WHAT THE TASK REQUIRES
The material below includes pictures; leave them out and return only the lines between the line containing "Clone this chart" and the line containing "Chart.register(...registerables);", inclusive, word for word.

Saved entries
________________

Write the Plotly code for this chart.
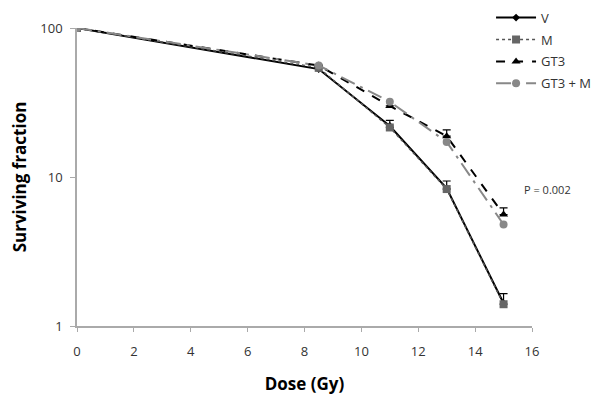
import math
import plotly.graph_objects as go

dose = [0, 8.5, 11, 13, 15]
v_vals = [100, 53, 22, 8.4, 1.42]
m_vals = [100, 54, 21.5, 8.3, 1.4]
gt3_vals = [100, 56, 30, 18.8, 5.6]
gt3m_vals = [100, 56, 32, 17.2, 4.8]
m_err = [0, 0, 2.5, 1.1, 0.25]
gt3_err = [0, 0, 0, 1.9, 0.6]
x_ticks = [0, 2, 4, 6, 8, 10, 12, 14, 16]
y_ticks = [1, 10, 100]
p_text = "P = 0.002"
p_pos = (15.65, 8.2)

fig = go.Figure()
fig.add_trace(go.Scatter(x=dose, y=v_vals, name="V", mode="lines+markers", legendgroup="a",
                         line=dict(color="black", width=2),
                         marker=dict(symbol="diamond", size=6, color="black")))
fig.add_trace(go.Scatter(x=dose, y=m_vals, name="M", mode="lines+markers", legendgroup="b",
                         line=dict(color="#555555", width=1.5, dash="dot"),
                         marker=dict(symbol="square", size=8, color="#666666"),
                         error_y=dict(type="data", array=m_err, arrayminus=[0]*5, symmetric=False,
                                      color="black", thickness=1.2, width=4)))
fig.add_trace(go.Scatter(x=dose, y=gt3_vals, name="GT3", mode="lines+markers", legendgroup="c",
                         line=dict(color="black", width=2, dash="dash"),
                         marker=dict(symbol="triangle-up", size=8, color="black"),
                         error_y=dict(type="data", array=gt3_err, arrayminus=[0]*5, symmetric=False,
                                      color="black", thickness=1.2, width=4)))
fig.add_trace(go.Scatter(x=dose, y=gt3m_vals, name="GT3 + M", mode="lines+markers", legendgroup="d",
                         line=dict(color="#888888", width=2, dash="longdashdot"),
                         marker=dict(symbol="circle", size=8, color="#888888")))

fig.add_annotation(x=p_pos[0], y=math.log10(p_pos[1]), xref="x", yref="y", text=p_text,
                   showarrow=False, xanchor="left", font=dict(size=11, color="#333333"))

fig.update_layout(
    width=593, height=405,
    margin=dict(l=69, r=69, t=20, b=87, autoexpand=False),
    plot_bgcolor="white", paper_bgcolor="white",
    font=dict(family="Open Sans", color="#333333"),
    showlegend=True,
    legend=dict(x=0.91, y=1.085, xanchor="left", yanchor="top", bgcolor="rgba(0,0,0,0)",
                font=dict(size=13, color="#333333"), itemwidth=40, tracegroupgap=2),
    xaxis=dict(range=[0, 16], tickvals=x_ticks, showgrid=False, zeroline=False,
               showline=True, linecolor="#aaaaaa", linewidth=1.5,
               ticks="outside", ticklen=4, tickcolor="#aaaaaa", ticklabelstandoff=9,
               tickfont=dict(size=13, color="#333333"),
               title=dict(text="<b>Dose (Gy)</b>", font=dict(size=17, color="black"), standoff=19)),
    yaxis=dict(type="log", range=[0, 2], tickvals=y_ticks, ticktext=["1", "10", "100"],
               showgrid=False, zeroline=False,
               showline=True, linecolor="#aaaaaa", linewidth=1.5,
               ticks="outside", ticklen=5, tickcolor="#aaaaaa", ticklabelstandoff=5,
               tickfont=dict(size=13, color="#333333"),
               title=dict(text="<b>Surviving fraction</b>", font=dict(size=17, color="black"), standoff=16)),
)
fig.write_html("out.html")
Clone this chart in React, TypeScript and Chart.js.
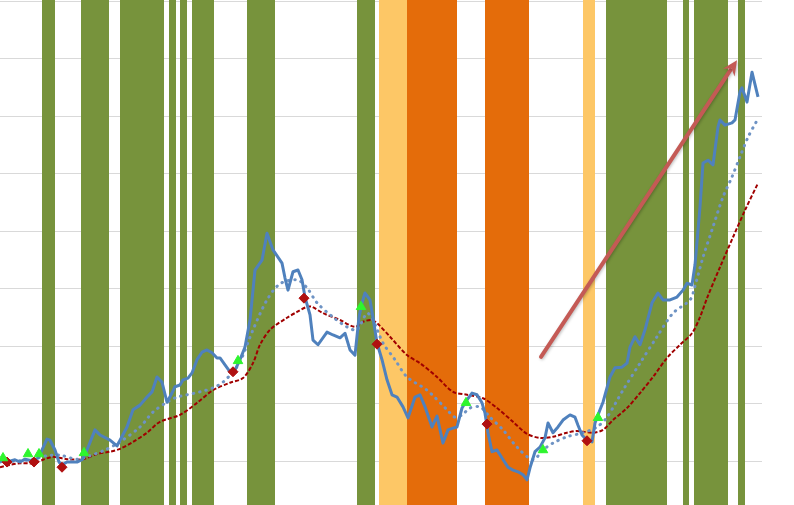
import React, { useEffect, useRef } from "react";
import { Chart, registerables } from "chart.js";

Chart.register(...registerables);

// x: period index, y: index level (gridline every 10)
const priceX = [0, 1.4, 3, 4, 5, 6.6, 7.6, 8.4, 9.4, 10, 11, 11.8, 12.4, 13.4, 15.4, 16.4, 17.4, 19, 20, 22, 23.4, 25.4, 26.6, 28, 29.4, 30.4, 31.4, 32.4, 33.4, 34.4, 35, 36, 36.6, 37.6, 38.4, 39.4, 40.4, 41.4, 42.4, 43.4, 44, 45, 46, 47, 48, 49, 50, 51, 52.4, 53.4, 54.6, 56.4, 57, 57.6, 58.6, 59.6, 60.4, 61, 62, 62.6, 63.6, 65.4, 66.6, 68, 69, 70, 71, 71.8, 72.4, 73, 74, 74.6, 75.4, 76.4, 77.4, 78.4, 79.4, 80.6, 81.6, 83, 84, 85, 86.4, 87.4, 88.6, 89.6, 90.6, 91.4, 92.4, 93.4, 94.4, 95.4, 96.4, 97, 97.6, 98.4, 99.4, 100.4, 101.6, 102.6, 103.6, 104.6, 105.4, 106, 107, 108, 109, 109.6, 110.6, 111.6, 112.6, 114, 115, 115.6, 116.4, 117.4, 118.4, 119, 120, 120.6, 122, 123, 124.4, 125.4, 126, 127, 128, 129, 130.4, 131.6, 132.6, 134, 135.4, 136.6, 137.4, 138.4, 139, 140, 140.6, 141.6, 142.6, 143.6, 144, 145, 146.4, 147, 148, 148.4, 149.4, 150.4, 151.6];
const priceY = [0.1, -0.1, 0.3, -0.1, 0.4, 0.1, 0.6, 2.0, 3.9, 3.7, 2.0, -0.1, -0.6, -0.1, -0.1, 0.3, 2.0, 5.5, 4.6, 3.7, 2.7, 6.0, 9.0, 9.8, 11.2, 12.1, 14.7, 13.8, 10.3, 11.9, 13.0, 13.3, 14.2, 14.5, 15.4, 17.7, 19.0, 19.4, 18.9, 18.0, 18.0, 16.8, 15.6, 15.9, 17.7, 19.9, 24.6, 33.3, 35.0, 39.7, 36.8, 34.5, 31.9, 29.8, 33.0, 33.3, 31.6, 28.6, 25.5, 21.1, 20.3, 22.5, 22.0, 21.5, 22.3, 19.4, 18.5, 25.1, 27.6, 29.3, 28.1, 25.0, 20.6, 17.7, 14.2, 11.6, 11.2, 9.5, 7.6, 11.2, 11.6, 9.5, 6.0, 7.9, 3.2, 5.5, 5.8, 6.0, 9.3, 10.7, 11.9, 11.6, 10.2, 8.4, 5.0, 1.7, 2.0, 0.6, -1.0, -1.5, -1.8, -2.3, -3.2, -1.1, 1.7, 2.5, 4.1, 6.7, 5.0, 6.0, 7.2, 8.1, 7.7, 6.3, 4.6, 3.7, 3.4, 6.7, 9.0, 10.3, 14.7, 16.3, 16.4, 17.1, 19.9, 21.7, 20.3, 22.9, 27.6, 29.3, 28.1, 28.1, 28.6, 29.8, 31.0, 30.7, 34.2, 44.3, 51.9, 52.4, 51.6, 58.2, 59.4, 58.5, 58.9, 59.4, 64.3, 65.0, 62.5, 67.7, 63.4];

const fastX = [0, 6, 9.4, 12, 15.4, 18, 21, 24, 28, 30.6, 33.4, 35.4, 37.4, 40, 42.6, 44.6, 46.6, 48, 50.6, 53.4, 56, 59.4, 61.4, 63.4, 66.6, 69.4, 71.4, 73.4, 74.6, 76.6, 79, 81.4, 85.4, 89.4, 91, 92.4, 94, 96, 98, 100.6, 103.4, 106.6, 108.6, 110.6, 113.4, 116.6, 119.4, 121.4, 124.6, 128, 131.4, 134.6, 138, 139, 140.6, 142.6, 144.6, 146.4, 148, 149.6, 151.2];
const fastY = [-0.1, 0.3, 1.0, 1.1, 0.4, 1.0, 2.0, 3.4, 6.0, 8.6, 10.3, 11.2, 11.6, 12.1, 12.8, 13.8, 15.6, 17.3, 22.9, 28.1, 30.9, 31.6, 30.2, 27.6, 25.1, 23.4, 22.9, 25.8, 24.6, 20.6, 17.7, 14.7, 12.4, 9.0, 7.7, 8.1, 9.3, 9.5, 7.7, 5.5, 2.5, 0.3, 2.0, 3.2, 4.3, 5.0, 6.0, 7.7, 12.4, 17.1, 21.7, 25.8, 28.1, 30.5, 35.5, 40.8, 46.0, 49.5, 53.0, 56.4, 59.0];

const slowX = [0, 2, 4, 6.6, 8.6, 10.6, 13.4, 16.6, 19.4, 22, 24, 26.6, 29.4, 32, 36, 39.4, 42.6, 46, 48.6, 50.6, 52, 54, 57.4, 59.4, 61.4, 62.4, 64.6, 68, 71, 72.6, 74.4, 75.6, 78, 81.4, 84, 87.4, 90.6, 93.4, 96.6, 99.4, 102.6, 105.4, 108, 110.6, 113.4, 115.4, 118.6, 120.6, 122.6, 125.4, 128, 130.6, 133.4, 136, 138.4, 140, 141.4, 144, 146.6, 149, 151.6];
const slowY = [-1.0, -0.6, -0.3, -0.3, 0.3, 0.8, 0.4, 0.4, 1.3, 1.7, 2.2, 3.4, 5.0, 6.9, 8.1, 10.2, 12.4, 13.7, 14.5, 17.1, 20.3, 22.9, 25.0, 26.0, 26.9, 26.9, 25.8, 24.6, 23.4, 24.3, 24.6, 23.9, 21.7, 18.5, 17.1, 14.7, 12.1, 11.6, 11.0, 9.3, 6.9, 4.8, 4.1, 4.3, 5.0, 5.3, 5.0, 5.5, 7.2, 9.3, 11.9, 14.7, 18.0, 20.3, 22.3, 25.1, 28.4, 33.8, 39.0, 43.7, 48.4];

const buyX = [0.6, 5.6, 7.8, 16.8, 47.6, 72.2, 93.2, 108.6, 119.6];
const buyY = [0.6, 1.3, 1.3, 1.5, 17.5, 26.9, 10.2, 2.0, 7.6];

const sellX = [1.4, 6.8, 12.4, 46.6, 60.8, 75.4, 97.4, 117.4];
const sellY = [-0.1, -0.1, -1.0, 15.6, 28.4, 20.4, 6.5, 3.6];

const greenBands = [[8.4, 11], [16.2, 21.8], [24, 32.8], [33.8, 35.2], [36, 37.4], [38.4, 42.8], [49.4, 55], [71.4, 75], [121.2, 133.4], [136.6, 137.8], [138.8, 145.6], [147.6, 149]];
const lightOrangeBands = [[75.8, 81.4], [116.6, 119]];
const darkOrangeBands = [[81.4, 91.4], [97, 105.8]];

const arrowFrom = [108.2, 18.2];
const arrowTo = [147.4, 69.8];

const yTicks = [0, 10, 20, 30, 40, 50, 60, 70, 80];

const pts = (xs: number[], ys: number[]) => xs.map((x, i) => ({ x, y: ys[i] }));

const bandsPlugin = {
  id: "bands",
  beforeDatasetsDraw(chart: any) {
    const { ctx, chartArea, scales } = chart;
    const draw = (bands: number[][], color: string) => {
      ctx.fillStyle = color;
      bands.forEach(([a, b]) => {
        const x1 = scales.x.getPixelForValue(a);
        const x2 = scales.x.getPixelForValue(b);
        ctx.fillRect(x1, chartArea.top, x2 - x1, chartArea.bottom - chartArea.top);
      });
    };
    ctx.save();
    draw(greenBands, "#77933C");
    draw(lightOrangeBands, "#FDC766");
    draw(darkOrangeBands, "#E46C0A");
    ctx.restore();
  },
};

const arrowPlugin = {
  id: "arrow",
  afterDatasetsDraw(chart: any) {
    const { ctx, scales } = chart;
    const x1 = scales.x.getPixelForValue(arrowFrom[0]);
    const y1 = scales.y.getPixelForValue(arrowFrom[1]);
    const x2 = scales.x.getPixelForValue(arrowTo[0]);
    const y2 = scales.y.getPixelForValue(arrowTo[1]);
    const ang = Math.atan2(y2 - y1, x2 - x1);
    const head = 15;
    const hw = 7;
    ctx.save();
    ctx.shadowColor = "rgba(0,0,0,0.25)";
    ctx.shadowBlur = 3;
    ctx.shadowOffsetX = 1;
    ctx.shadowOffsetY = 1;
    ctx.strokeStyle = "#C45A55";
    ctx.fillStyle = "#C45A55";
    ctx.lineWidth = 4;
    ctx.lineCap = "round";
    const bx = x2 - Math.cos(ang) * (head - 3);
    const by = y2 - Math.sin(ang) * (head - 3);
    ctx.beginPath();
    ctx.moveTo(x1, y1);
    ctx.lineTo(bx, by);
    ctx.stroke();
    ctx.beginPath();
    ctx.moveTo(x2, y2);
    const px = x2 - Math.cos(ang) * head;
    const py = y2 - Math.sin(ang) * head;
    ctx.lineTo(px - Math.sin(ang) * -hw, py + Math.cos(ang) * -hw);
    ctx.lineTo(x2 - Math.cos(ang) * (head - 5), y2 - Math.sin(ang) * (head - 5));
    ctx.lineTo(px + Math.sin(ang) * -hw, py - Math.cos(ang) * -hw);
    ctx.closePath();
    ctx.fill();
    ctx.restore();
  },
};

export default function App() {
  const ref = useRef<HTMLCanvasElement | null>(null);

  useEffect(() => {
    if (!ref.current) return;
    const chart = new Chart(ref.current, {
      type: "line",
      data: {
        datasets: [
          {
            label: "Buy",
            data: pts(buyX, buyY),
            showLine: false,
            pointStyle: "triangle",
            pointRadius: 5.5,
            backgroundColor: "#2EF52E",
            borderColor: "#2EF52E",
            borderWidth: 1,
          },
          {
            label: "Sell",
            data: pts(sellX, sellY),
            showLine: false,
            pointStyle: "rectRot",
            pointRadius: 5,
            backgroundColor: "#B01010",
            borderColor: "#B01010",
            borderWidth: 1,
          },
          {
            label: "Price",
            data: pts(priceX, priceY),
            borderColor: "#4F81BD",
            borderWidth: 3,
            pointRadius: 0,
            tension: 0,
            borderJoinStyle: "round",
          },
          {
            label: "Fast MA",
            data: pts(fastX, fastY),
            borderColor: "#6E93C4",
            borderWidth: 3,
            borderDash: [0.5, 6],
            borderCapStyle: "round",
            pointRadius: 0,
            tension: 0.3,
          },
          {
            label: "Slow MA",
            data: pts(slowX, slowY),
            borderColor: "#A00000",
            borderWidth: 2,
            borderDash: [4, 2],
            pointRadius: 0,
            tension: 0.3,
          },
        ],
      },
      options: {
        animation: false,
        responsive: false,
        devicePixelRatio: 1,
        layout: { autoPadding: false, padding: { left: 0, right: 32, top: 0, bottom: 0 } },
        plugins: { legend: { display: false }, tooltip: { enabled: false } },
        scales: {
          x: {
            type: "linear",
            min: 0,
            max: 152.4,
            display: false,
          },
          y: {
            type: "linear",
            min: -7.57,
            max: 80.26,
            afterBuildTicks: (scale: any) => {
              scale.ticks = yTicks.map((v) => ({ value: v }));
            },
            ticks: { display: false },
            border: { display: false },
            grid: { color: "#D9D9D9", lineWidth: 1, drawTicks: false },
          },
        },
      },
      plugins: [bandsPlugin, arrowPlugin],
    });
    return () => chart.destroy();
  }, []);

  return (
    <div style={{ position: "fixed", left: 0, top: 0, width: 794, height: 505, background: "#fff" }}>
      <canvas ref={ref} width={794} height={505} style={{ display: "block" }} />
    </div>
  );
}
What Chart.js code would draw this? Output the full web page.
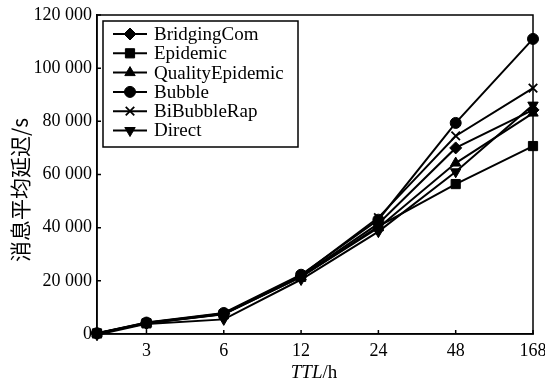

________________

RESPONSE BELOW
Clone this chart in React, TypeScript and Chart.js.
import React, { useEffect, useRef } from "react";
import { Chart, registerables } from "chart.js";

Chart.register(...registerables);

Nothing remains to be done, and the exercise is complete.